Minimum user permissions

In order to bring your Hive data into Collibra Data Quality & Observability, you need the following permissions.

The Kerberos user has read permissions on Hive tables.
ROLE_ADMIN assigned to your user in Collibra DQ.

Recommended and required connection properties

Required	Connection Property	Type	Value
Yes	Name	Text	The unique name of your connection. Ensure that there are no spaces in your connection name.
No	Is Hive	Option	Uses the Hive server engine for distributed speed and scale. This option sets `hiveNative` options for Spark Jobs.
Yes	Connection URL	String	The connection string path of your Hive connection. When referring to the example below, replace the `${value}` sections of the connection URL with your actual value. Example `jdbc:hive2://${host}:10000/default;AuthMech=1;KrbHostFQDN=_HOST;KrbServiceName=hive;SSL=1;AllowSelfSignedCerts=1`
Yes	Driver Name	String	The driver class name of your connection. `com.cloudera.hive.jdbc41.HS2Driver`
Yes	Port	Integer	The port number to establish a connection to the datasource. The default port is `10000`
No	Source Name	String	N/A
No	Target Agent	Option	The Agent that submits your Spark job for processing.
Yes	Auth Type	Option	The method to authenticate your connection. Note The configuration requirements are different depending on the Auth Type you select. See Authentication for more details on available authentication types.
No	Properties	String	The configurable driver properties for your connection. Multiple properties must be comma delimited. For example, abc=123,test=true Optionally add the following driver property to remove the enforcement of unique column names: `hive.resultset.use.unique.column.names=false` Optionally add the following driver properties to set the Spark conf spark.hadoop.hive.metastore.uris and allow Spark to read through a warehouse catalog, such as Hive: `dq.storage.cxn=${connection-name},dq.metastore.host=${hostname},dq.metastore.port=9083`

Authentication

Select an authentication type from the dropdown menu. The options available in the dropdown menu are the currently supported authentication types for this data source.

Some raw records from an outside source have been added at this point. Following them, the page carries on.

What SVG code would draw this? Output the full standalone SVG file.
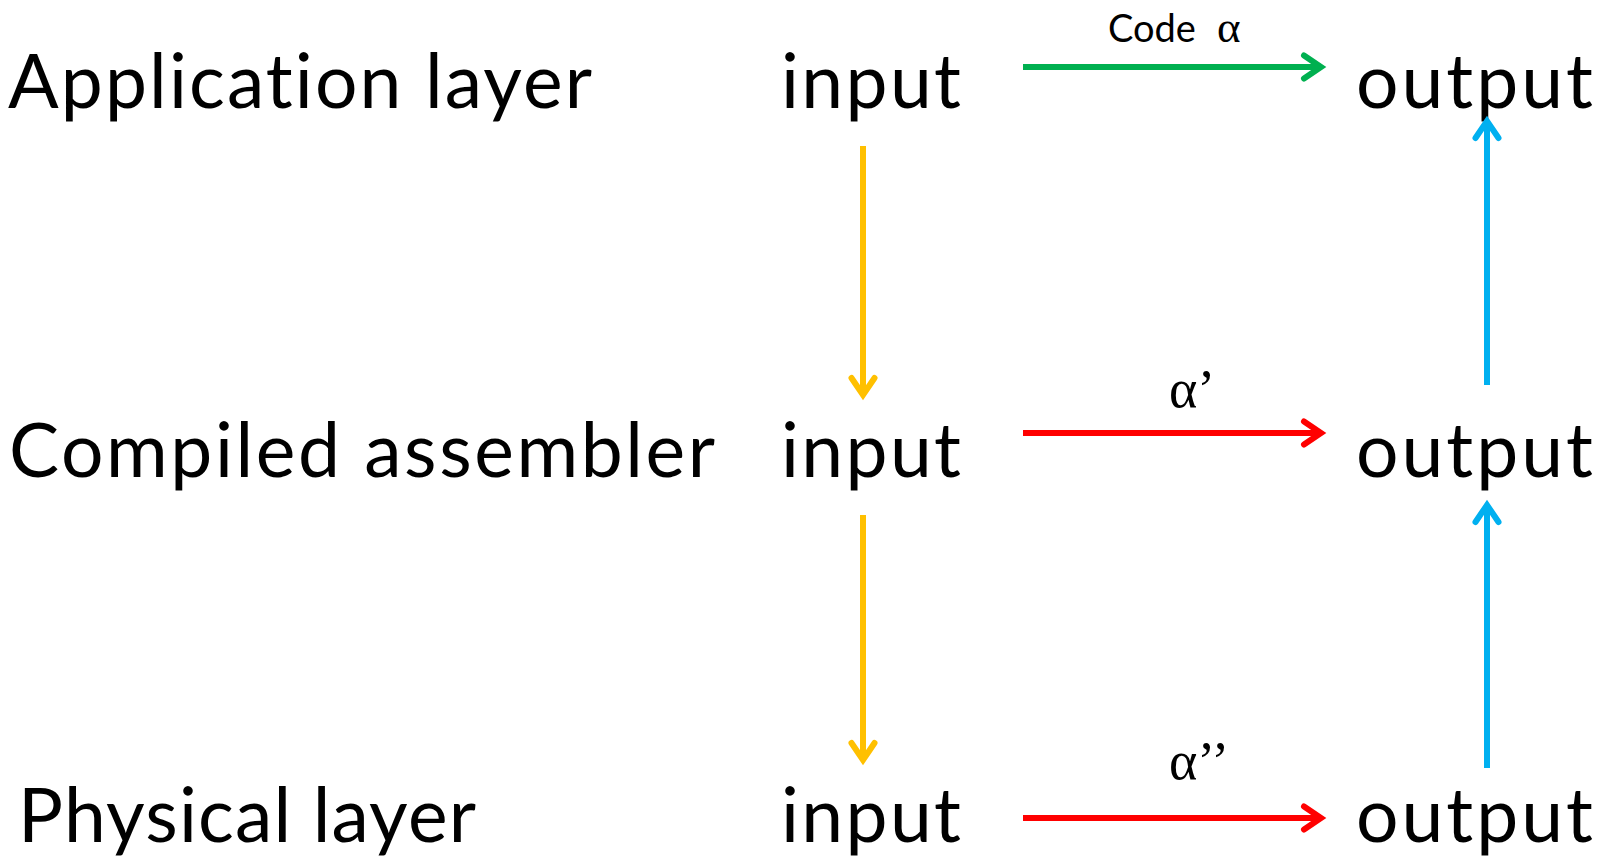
<svg xmlns="http://www.w3.org/2000/svg" width="1604" height="859" viewBox="0 0 1604 859">
  <style>
    .big { font-family: Lato, "Open Sans", "Liberation Sans", sans-serif; font-size: 75px; fill: #000; font-variant-ligatures: none; }
    .small { font-family: Lato, "Open Sans", "Liberation Sans", sans-serif; font-size: 38px; fill: #000; font-variant-ligatures: none; }
    .greek { font-family: "Liberation Serif", "DejaVu Serif", serif; fill: #000; }
    .conn { stroke-width: 6; fill: none; stroke-linecap: butt; }
    .green { stroke: #00B050; }
    .red { stroke: #FF0000; }
    .yellow { stroke: #FFC000; }
    .blue { stroke: #00B0F0; }
  </style>
  <defs>
    <marker id="headGreen" markerUnits="userSpaceOnUse" orient="auto" markerWidth="40" markerHeight="40" refX="0" refY="0" overflow="visible">
      <path d="M-17,-11.5 L0,0 L-17,11.5" fill="none" stroke="#00B050" stroke-width="6" stroke-linecap="round" stroke-linejoin="miter"/>
    </marker>
    <marker id="headRed" markerUnits="userSpaceOnUse" orient="auto" markerWidth="40" markerHeight="40" refX="0" refY="0" overflow="visible">
      <path d="M-17,-11.5 L0,0 L-17,11.5" fill="none" stroke="#FF0000" stroke-width="6" stroke-linecap="round" stroke-linejoin="miter"/>
    </marker>
    <marker id="headYellow" markerUnits="userSpaceOnUse" orient="auto" markerWidth="40" markerHeight="40" refX="0" refY="0" overflow="visible">
      <path d="M-17,-11.5 L0,0 L-17,11.5" fill="none" stroke="#FFC000" stroke-width="6" stroke-linecap="round" stroke-linejoin="miter"/>
    </marker>
    <marker id="headBlue" markerUnits="userSpaceOnUse" orient="auto" markerWidth="40" markerHeight="40" refX="0" refY="0" overflow="visible">
      <path d="M-17,-11.5 L0,0 L-17,11.5" fill="none" stroke="#00B0F0" stroke-width="6" stroke-linecap="round" stroke-linejoin="miter"/>
    </marker>
  </defs>

  <rect width="1604" height="859" fill="#FFFFFF"/>

  <!-- layer labels -->
  <g id="label-application">
    <text class="big" x="8" y="108" textLength="584">Application layer</text>
  </g>
  <g id="label-compiled">
    <text class="big" x="9" y="477" textLength="706">Compiled assembler</text>
  </g>
  <g id="label-physical">
    <text class="big" x="18" y="842" textLength="458">Physical layer</text>
  </g>

  <!-- input / output nodes -->
  <g id="input-application">
    <text class="big" x="781" y="108" textLength="180">input</text>
  </g>
  <g id="output-application">
    <text class="big" x="1356" y="108" textLength="237">output</text>
  </g>
  <g id="input-compiled">
    <text class="big" x="781" y="477" textLength="180">input</text>
  </g>
  <g id="output-compiled">
    <text class="big" x="1356" y="477" textLength="237">output</text>
  </g>
  <g id="input-physical">
    <text class="big" x="781" y="842" textLength="180">input</text>
  </g>
  <g id="output-physical">
    <text class="big" x="1356" y="842" textLength="237">output</text>
  </g>

  <!-- connectors -->
  <g id="connectors">
    <line class="conn green" x1="1023" y1="67" x2="1321" y2="67" marker-end="url(#headGreen)"/>
    <line class="conn red" x1="1023" y1="433" x2="1321" y2="433" marker-end="url(#headRed)"/>
    <line class="conn red" x1="1023" y1="818" x2="1321" y2="818" marker-end="url(#headRed)"/>
    <line class="conn yellow" x1="863" y1="146" x2="863" y2="395" marker-end="url(#headYellow)"/>
    <line class="conn yellow" x1="863" y1="515" x2="863" y2="760" marker-end="url(#headYellow)"/>
    <line class="conn blue" x1="1487" y1="385" x2="1487" y2="121" marker-end="url(#headBlue)"/>
    <line class="conn blue" x1="1487" y1="768" x2="1487" y2="505" marker-end="url(#headBlue)"/>

    <!-- connector labels -->
    <text class="small" y="42"><tspan x="1108">Code</tspan><tspan class="greek" x="1217" font-size="45">α</tspan></text>
    <text class="greek" x="1169" y="407" font-size="54">α’</text>
    <text class="greek" x="1169" y="779" font-size="54">α’’</text>
  </g>
</svg>
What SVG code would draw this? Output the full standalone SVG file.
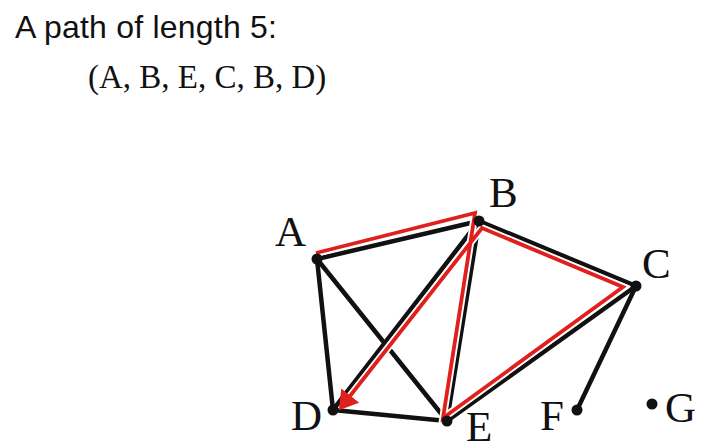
<svg xmlns="http://www.w3.org/2000/svg" width="707" height="444" viewBox="0 0 707 444">
<style>
.title{font-family:"Liberation Sans",Arial,sans-serif;font-size:32px;fill:#111}
.seq{font-family:"Liberation Serif","Times New Roman",serif;font-size:33px;fill:#111}
.lbl{font-family:"Liberation Serif","Times New Roman",serif;font-size:43px;fill:#111}
.edge{stroke:#111;stroke-width:4.5;fill:none;stroke-linecap:round}
.halo{stroke:#fff;stroke-width:7.5;fill:none;stroke-linejoin:miter}
.red{stroke:#e0201c;stroke-width:3.8;fill:none;stroke-linejoin:miter}
.dot{fill:#111}
</style>
<defs>
<marker id="arr" markerUnits="userSpaceOnUse" markerWidth="19" markerHeight="24" viewBox="0 0 19 24" refX="0.5" refY="12" orient="auto">
<path d="M0,0.5 L18.5,12 L0,23.5 z" fill="#e0201c"/>
</marker>
</defs>
<rect width="707" height="444" fill="#fff"/>
<text class="title" x="15" y="38" textLength="262" lengthAdjust="spacing">A path of length 5:</text>
<text class="seq" x="88" y="88">(A, B, E, C, B, D)</text>
<g id="connectors">
<line class="edge" x1="317" y1="259" x2="479" y2="221"/>
<line class="edge" x1="317" y1="259" x2="333" y2="410"/>
<line class="edge" x1="317" y1="259" x2="447" y2="421"/>
<line class="edge" x1="479" y1="221" x2="333" y2="410"/>
<line class="edge" x1="479" y1="221" x2="447" y2="421"/>
<line class="edge" x1="479" y1="221" x2="636" y2="286"/>
<line class="edge" x1="636" y1="286" x2="447" y2="421"/>
<line class="edge" x1="636" y1="286" x2="577" y2="410"/>
<line class="edge" x1="333" y1="410" x2="447" y2="421"/>
<g id="path-highlight">
<polyline class="halo" points="316,253 475,213 443,418 623,287 482,228 350,396"/>
<polyline class="red" points="316,253 475,213 443,418 623,287 482,228 350,396" marker-end="url(#arr)"/>
</g>
</g>
<g id="node-A"><circle class="dot" cx="317" cy="259" r="5.5"/><text class="lbl" x="275" y="246">A</text></g>
<g id="node-B"><circle class="dot" cx="479" cy="221" r="5.5"/><text class="lbl" x="489" y="207">B</text></g>
<g id="node-C"><circle class="dot" cx="636" cy="286" r="5.5"/><text class="lbl" x="642" y="278">C</text></g>
<g id="node-D"><circle class="dot" cx="333" cy="410" r="5.5"/><text class="lbl" x="291" y="430">D</text></g>
<g id="node-E"><circle class="dot" cx="447" cy="421" r="5.5"/><text class="lbl" x="466" y="441">E</text></g>
<g id="node-F"><circle class="dot" cx="577" cy="410" r="5.5"/><text class="lbl" x="540" y="430">F</text></g>
<g id="node-G"><circle class="dot" cx="652" cy="404" r="5.5"/><text class="lbl" x="665" y="422">G</text></g>
</svg>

Required	Field	Description
Yes	Principal	The Kerberos entity to authenticate and grant access to your connection.
Yes	Keytab	The file path of the keytab file that contains the encrypted key for a Kerberos principal. Example /tmp/keytab/hive_user.keytab
Yes	Password	The secret credential associated with your Kerberos principal.
Yes	Script	The file path that contains the script file used to interact with and authenticate a Kerberos user. Example /tmp/keytab/hive_pwd_mgr.sh
No	Param $1	Optional. Additional Kerberos parameter.
No	Param $2	Optional. Additional Kerberos parameter.
No	Param $3	Optional. Additional Kerberos parameter.
Yes	TGT Cache	The ticket-granting ticket cache that stores the TGT to authenticate your connection.